This week’s Torah portion, Miketz, tells us about the rise of Joseph. He has lingered in an Egyptian prison for two years because of the attention visited upon him by Potiphar's wife as he served in her husband's house. Joseph's skill as an interpreter of dreams is discovered while he is in prison, and his gift is told to Pharaoh.
Joseph strongly believes G-d works through him; the Divine reveals through Joseph, the conduit. But Joseph goes further with this ability as he formulates a plan to use his interpretations to bring forth change, informing Pharaoh how best to cope with his dreams. This skill and his absolute faith in G-d allow Joseph, an Israelite, to rise above all other interpreters in Egypt. He is catapulted to freedom, overseeing Egypt's feast/famine cycle. Pharaoh then bestows wealth, status and an Egyptian name upon Joseph.

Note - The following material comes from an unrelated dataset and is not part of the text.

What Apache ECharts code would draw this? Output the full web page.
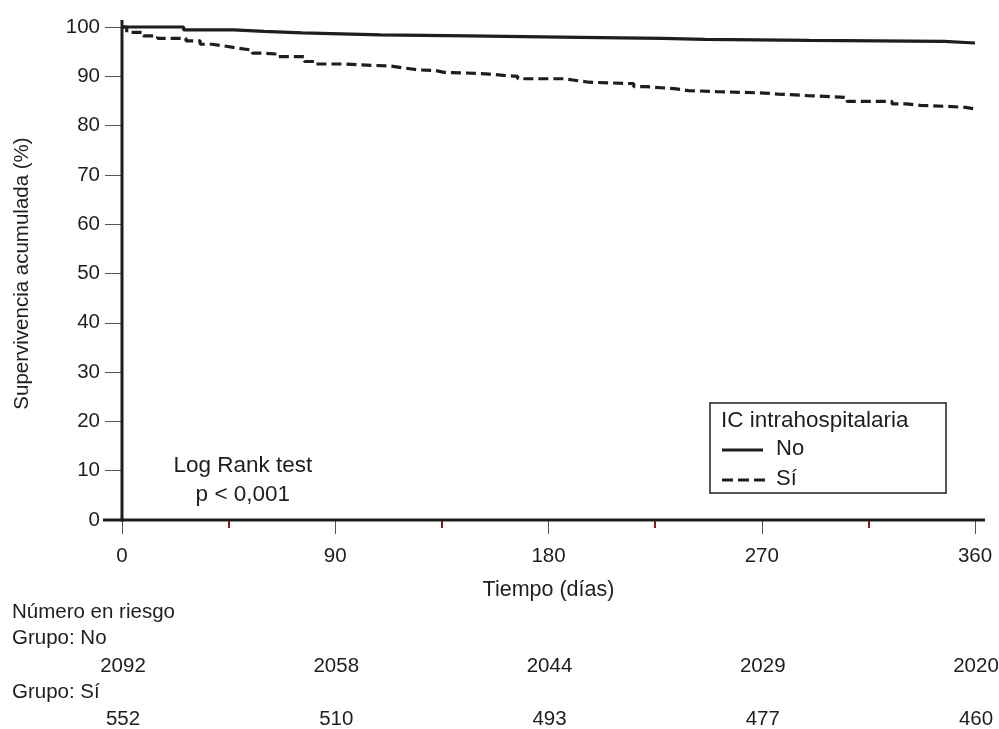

In a very strange twist with incredible irony, Joseph, in his new role, is married to a woman some believe to be Potiphar's daughter. The importance of this union is shown through his two sons. Joseph names them Manasseh and Efraim. Manasseh means, “G-d has made me forget all my troubles and all my father's household," and Efraim means, "G-d has made me fruitful in the land of my affliction." To this day, Jews bless their male children by evoking the names Efraim and Menasheh. Finally, this Torah portion ends with Joseph's reunion with his siblings and Jacob, his father.
Dreams are a reality in our sleeping nightlife. Sometimes we remember our dreams, but often dreams evaporate before we can even remember them. I love when I dream of a departed loved one. It is a welcome visit in my sleep. My beloved mother, Sylvia Corson Sprinces Muchnick, passed away in August 2014. Two weeks ago, I saw her in a dream for the first time since her death. She looked 70 years old instead of 90. Her hair was dark and lovely and she walked toward me instead of sitting in a wheelchair. My mother spoke to me with her smiling face and told me she was wonderful. I awoke with tears in my eyes.
I will hold this vision close to me. I am not gifted in dream interpretation like Joseph, but I find solace in her visit to my dream.
This Shabbat, please remember your loved ones and give charity in their memory. Give generously to your local Federation. Also, remember to light your Chanukah lights in celebration of light itself.